Plotting code records:

****

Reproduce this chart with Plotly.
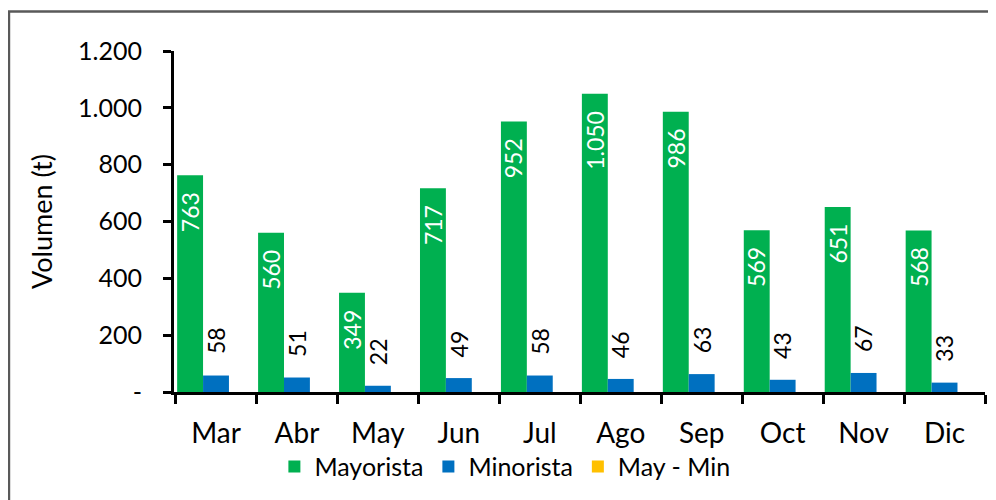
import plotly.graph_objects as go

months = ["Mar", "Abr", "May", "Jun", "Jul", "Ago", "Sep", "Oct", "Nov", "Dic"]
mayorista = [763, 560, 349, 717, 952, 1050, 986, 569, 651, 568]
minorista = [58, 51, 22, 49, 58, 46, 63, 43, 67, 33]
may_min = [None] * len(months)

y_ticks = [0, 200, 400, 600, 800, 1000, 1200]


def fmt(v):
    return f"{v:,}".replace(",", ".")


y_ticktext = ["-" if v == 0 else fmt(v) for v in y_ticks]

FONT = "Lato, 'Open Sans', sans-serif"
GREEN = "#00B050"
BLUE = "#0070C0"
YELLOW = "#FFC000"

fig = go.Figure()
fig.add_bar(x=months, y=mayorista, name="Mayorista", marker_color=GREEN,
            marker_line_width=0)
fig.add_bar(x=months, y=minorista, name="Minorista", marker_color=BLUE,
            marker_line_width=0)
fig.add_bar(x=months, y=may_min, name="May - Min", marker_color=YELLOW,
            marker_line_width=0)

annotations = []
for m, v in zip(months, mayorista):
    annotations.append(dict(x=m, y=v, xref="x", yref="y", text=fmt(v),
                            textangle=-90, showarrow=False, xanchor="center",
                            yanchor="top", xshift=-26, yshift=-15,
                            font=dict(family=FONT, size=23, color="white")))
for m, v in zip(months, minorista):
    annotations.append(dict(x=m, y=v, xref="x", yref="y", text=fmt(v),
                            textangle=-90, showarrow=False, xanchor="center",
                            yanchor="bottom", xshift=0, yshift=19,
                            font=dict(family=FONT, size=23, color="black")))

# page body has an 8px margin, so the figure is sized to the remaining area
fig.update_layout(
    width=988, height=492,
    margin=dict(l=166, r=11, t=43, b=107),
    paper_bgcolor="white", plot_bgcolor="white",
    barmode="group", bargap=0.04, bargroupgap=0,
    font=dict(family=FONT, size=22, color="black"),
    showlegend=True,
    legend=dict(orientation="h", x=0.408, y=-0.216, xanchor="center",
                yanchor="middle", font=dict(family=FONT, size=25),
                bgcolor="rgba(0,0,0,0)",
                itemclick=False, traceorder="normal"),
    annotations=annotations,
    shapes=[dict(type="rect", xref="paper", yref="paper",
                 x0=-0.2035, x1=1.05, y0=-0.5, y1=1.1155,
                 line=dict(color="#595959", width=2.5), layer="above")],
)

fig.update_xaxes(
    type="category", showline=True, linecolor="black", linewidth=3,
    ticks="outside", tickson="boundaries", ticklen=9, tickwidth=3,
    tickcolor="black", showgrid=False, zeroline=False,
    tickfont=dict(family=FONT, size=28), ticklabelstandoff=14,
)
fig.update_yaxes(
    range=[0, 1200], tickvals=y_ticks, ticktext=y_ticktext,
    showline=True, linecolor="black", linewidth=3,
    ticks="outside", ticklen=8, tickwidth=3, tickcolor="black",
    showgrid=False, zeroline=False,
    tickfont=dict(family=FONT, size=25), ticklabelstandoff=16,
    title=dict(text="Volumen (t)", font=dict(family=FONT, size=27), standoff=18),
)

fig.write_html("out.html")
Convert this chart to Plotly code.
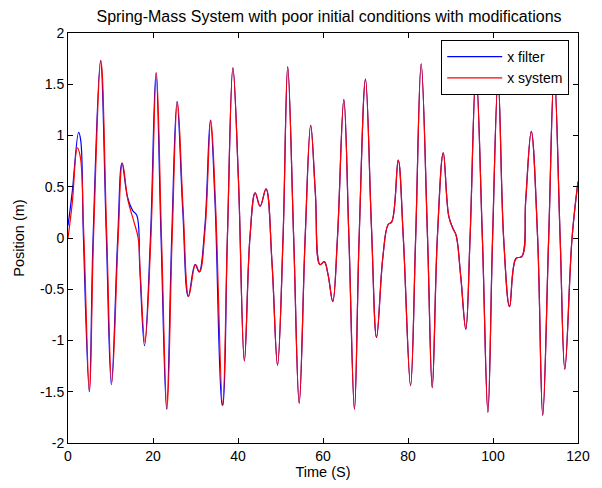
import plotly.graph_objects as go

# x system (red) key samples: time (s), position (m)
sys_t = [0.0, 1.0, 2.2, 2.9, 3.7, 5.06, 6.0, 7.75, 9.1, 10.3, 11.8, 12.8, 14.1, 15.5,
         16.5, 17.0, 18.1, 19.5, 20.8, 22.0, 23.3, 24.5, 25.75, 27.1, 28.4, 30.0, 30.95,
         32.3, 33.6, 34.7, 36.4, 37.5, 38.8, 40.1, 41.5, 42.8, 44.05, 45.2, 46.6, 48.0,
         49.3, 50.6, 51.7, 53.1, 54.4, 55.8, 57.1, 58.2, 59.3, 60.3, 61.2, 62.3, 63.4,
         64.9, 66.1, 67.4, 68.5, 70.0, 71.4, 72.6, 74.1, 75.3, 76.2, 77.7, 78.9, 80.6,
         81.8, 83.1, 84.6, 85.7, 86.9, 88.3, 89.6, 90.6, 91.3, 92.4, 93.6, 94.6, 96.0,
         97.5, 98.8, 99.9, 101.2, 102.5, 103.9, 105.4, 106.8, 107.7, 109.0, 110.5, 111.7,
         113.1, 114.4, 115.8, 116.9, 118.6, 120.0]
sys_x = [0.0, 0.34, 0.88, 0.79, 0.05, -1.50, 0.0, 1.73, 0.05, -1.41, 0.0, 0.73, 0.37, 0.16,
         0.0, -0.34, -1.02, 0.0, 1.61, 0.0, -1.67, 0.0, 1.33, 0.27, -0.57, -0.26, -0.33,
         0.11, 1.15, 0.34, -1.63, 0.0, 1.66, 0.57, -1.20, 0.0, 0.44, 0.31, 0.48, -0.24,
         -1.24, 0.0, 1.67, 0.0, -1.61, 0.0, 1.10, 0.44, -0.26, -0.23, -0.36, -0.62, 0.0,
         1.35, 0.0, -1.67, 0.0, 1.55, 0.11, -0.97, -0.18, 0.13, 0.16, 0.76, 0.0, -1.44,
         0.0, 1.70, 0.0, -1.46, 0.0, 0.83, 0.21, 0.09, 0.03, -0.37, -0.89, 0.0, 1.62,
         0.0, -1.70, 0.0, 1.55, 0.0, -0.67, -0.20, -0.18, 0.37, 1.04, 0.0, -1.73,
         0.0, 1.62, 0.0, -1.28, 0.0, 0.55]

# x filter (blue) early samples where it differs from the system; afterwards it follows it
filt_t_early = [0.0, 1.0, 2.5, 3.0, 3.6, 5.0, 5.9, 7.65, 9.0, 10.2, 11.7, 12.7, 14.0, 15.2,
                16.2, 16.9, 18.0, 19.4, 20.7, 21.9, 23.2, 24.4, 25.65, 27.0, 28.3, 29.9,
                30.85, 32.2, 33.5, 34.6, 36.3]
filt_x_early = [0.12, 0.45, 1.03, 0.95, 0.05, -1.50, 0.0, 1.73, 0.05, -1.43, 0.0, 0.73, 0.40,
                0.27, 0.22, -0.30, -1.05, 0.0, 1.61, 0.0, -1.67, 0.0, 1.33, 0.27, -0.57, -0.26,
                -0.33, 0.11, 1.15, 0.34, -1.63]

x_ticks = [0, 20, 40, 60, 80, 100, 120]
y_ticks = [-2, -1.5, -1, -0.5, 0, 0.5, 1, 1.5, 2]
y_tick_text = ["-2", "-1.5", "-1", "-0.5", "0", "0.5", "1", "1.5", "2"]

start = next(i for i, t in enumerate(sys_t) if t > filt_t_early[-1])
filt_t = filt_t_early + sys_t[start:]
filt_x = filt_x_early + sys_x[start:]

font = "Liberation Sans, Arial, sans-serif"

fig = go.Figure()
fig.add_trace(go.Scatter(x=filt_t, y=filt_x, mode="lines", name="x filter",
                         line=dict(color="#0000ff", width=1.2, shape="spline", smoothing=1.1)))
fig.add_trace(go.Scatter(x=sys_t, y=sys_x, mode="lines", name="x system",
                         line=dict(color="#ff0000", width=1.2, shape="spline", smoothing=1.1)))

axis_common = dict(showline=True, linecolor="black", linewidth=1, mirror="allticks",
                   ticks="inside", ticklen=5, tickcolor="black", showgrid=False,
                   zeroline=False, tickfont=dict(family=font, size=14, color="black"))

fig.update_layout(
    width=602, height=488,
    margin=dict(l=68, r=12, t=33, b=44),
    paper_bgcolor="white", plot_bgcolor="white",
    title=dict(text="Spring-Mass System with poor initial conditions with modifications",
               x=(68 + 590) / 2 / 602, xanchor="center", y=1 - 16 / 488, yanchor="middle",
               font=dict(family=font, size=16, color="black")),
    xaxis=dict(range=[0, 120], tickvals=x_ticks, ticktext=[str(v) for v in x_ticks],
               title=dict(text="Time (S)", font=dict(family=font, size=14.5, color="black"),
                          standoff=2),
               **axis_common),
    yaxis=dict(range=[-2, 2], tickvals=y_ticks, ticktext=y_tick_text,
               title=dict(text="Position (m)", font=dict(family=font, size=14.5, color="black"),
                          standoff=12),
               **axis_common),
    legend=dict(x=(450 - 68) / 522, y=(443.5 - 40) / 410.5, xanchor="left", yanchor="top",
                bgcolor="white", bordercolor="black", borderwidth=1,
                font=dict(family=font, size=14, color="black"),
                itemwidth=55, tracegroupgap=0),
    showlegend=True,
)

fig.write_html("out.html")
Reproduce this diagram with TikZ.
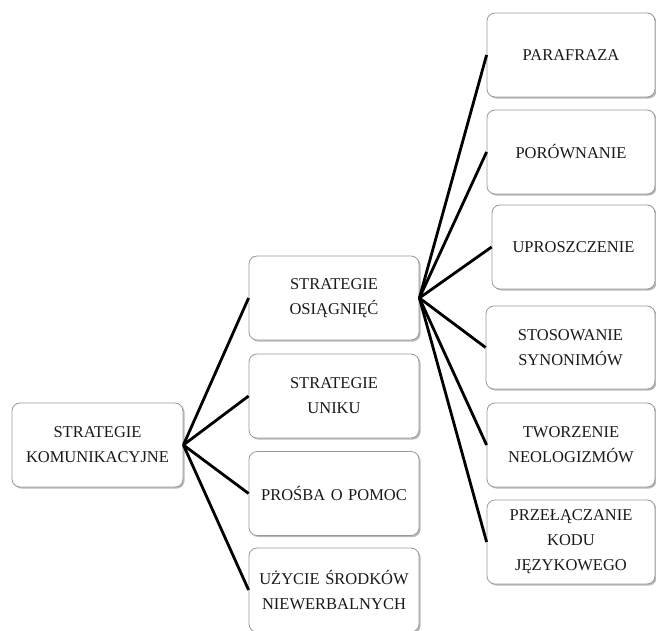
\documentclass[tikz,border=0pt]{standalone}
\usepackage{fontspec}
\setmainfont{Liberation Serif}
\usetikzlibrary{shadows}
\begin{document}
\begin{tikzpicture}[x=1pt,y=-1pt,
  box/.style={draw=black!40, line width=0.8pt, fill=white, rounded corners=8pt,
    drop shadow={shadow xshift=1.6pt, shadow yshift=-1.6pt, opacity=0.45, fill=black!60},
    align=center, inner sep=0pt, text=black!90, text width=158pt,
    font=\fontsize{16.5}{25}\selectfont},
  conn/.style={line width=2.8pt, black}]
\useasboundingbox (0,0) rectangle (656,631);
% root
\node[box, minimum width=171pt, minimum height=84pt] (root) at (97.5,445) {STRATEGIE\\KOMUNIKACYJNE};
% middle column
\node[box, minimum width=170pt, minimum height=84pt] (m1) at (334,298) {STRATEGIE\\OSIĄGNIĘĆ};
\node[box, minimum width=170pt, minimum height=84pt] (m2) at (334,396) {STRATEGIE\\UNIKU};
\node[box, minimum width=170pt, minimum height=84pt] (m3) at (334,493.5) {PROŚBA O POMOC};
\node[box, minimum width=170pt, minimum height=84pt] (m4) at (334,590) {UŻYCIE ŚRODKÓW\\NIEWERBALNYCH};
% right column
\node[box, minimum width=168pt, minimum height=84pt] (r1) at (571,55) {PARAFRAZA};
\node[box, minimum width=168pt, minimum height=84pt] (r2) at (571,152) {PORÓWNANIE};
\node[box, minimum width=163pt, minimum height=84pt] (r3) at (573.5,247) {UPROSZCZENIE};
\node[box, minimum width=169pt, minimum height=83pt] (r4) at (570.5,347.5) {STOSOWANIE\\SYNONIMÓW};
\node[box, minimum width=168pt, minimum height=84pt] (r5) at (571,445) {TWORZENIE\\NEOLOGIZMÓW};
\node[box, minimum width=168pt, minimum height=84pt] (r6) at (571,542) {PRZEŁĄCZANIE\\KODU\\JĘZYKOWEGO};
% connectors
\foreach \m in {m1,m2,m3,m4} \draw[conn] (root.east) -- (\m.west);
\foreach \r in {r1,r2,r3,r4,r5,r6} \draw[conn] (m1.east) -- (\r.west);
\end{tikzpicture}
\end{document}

****

* **Work required**
Quote only the lines that start at the line holding "Reproduce this diagram with TikZ." and end at the last line of the entries, including both of those lines, and omit every picture.

* **Solution to the problem**
Reproduce this diagram with TikZ.
\documentclass[tikz,border=0pt]{standalone}
\usepackage{fontspec}
\setmainfont{Liberation Serif}
\usetikzlibrary{shadows}
\begin{document}
\begin{tikzpicture}[x=1pt,y=-1pt,
  box/.style={draw=black!40, line width=0.8pt, fill=white, rounded corners=8pt,
    drop shadow={shadow xshift=1.6pt, shadow yshift=-1.6pt, opacity=0.45, fill=black!60},
    align=center, inner sep=0pt, text=black!90, text width=158pt,
    font=\fontsize{16.5}{25}\selectfont},
  conn/.style={line width=2.8pt, black}]
\useasboundingbox (0,0) rectangle (656,631);
% root
\node[box, minimum width=171pt, minimum height=84pt] (root) at (97.5,445) {STRATEGIE\\KOMUNIKACYJNE};
% middle column
\node[box, minimum width=170pt, minimum height=84pt] (m1) at (334,298) {STRATEGIE\\OSIĄGNIĘĆ};
\node[box, minimum width=170pt, minimum height=84pt] (m2) at (334,396) {STRATEGIE\\UNIKU};
\node[box, minimum width=170pt, minimum height=84pt] (m3) at (334,493.5) {PROŚBA O POMOC};
\node[box, minimum width=170pt, minimum height=84pt] (m4) at (334,590) {UŻYCIE ŚRODKÓW\\NIEWERBALNYCH};
% right column
\node[box, minimum width=168pt, minimum height=84pt] (r1) at (571,55) {PARAFRAZA};
\node[box, minimum width=168pt, minimum height=84pt] (r2) at (571,152) {PORÓWNANIE};
\node[box, minimum width=163pt, minimum height=84pt] (r3) at (573.5,247) {UPROSZCZENIE};
\node[box, minimum width=169pt, minimum height=83pt] (r4) at (570.5,347.5) {STOSOWANIE\\SYNONIMÓW};
\node[box, minimum width=168pt, minimum height=84pt] (r5) at (571,445) {TWORZENIE\\NEOLOGIZMÓW};
\node[box, minimum width=168pt, minimum height=84pt] (r6) at (571,542) {PRZEŁĄCZANIE\\KODU\\JĘZYKOWEGO};
% connectors
\foreach \m in {m1,m2,m3,m4} \draw[conn] (root.east) -- (\m.west);
\foreach \r in {r1,r2,r3,r4,r5,r6} \draw[conn] (m1.east) -- (\r.west);
\end{tikzpicture}
\end{document}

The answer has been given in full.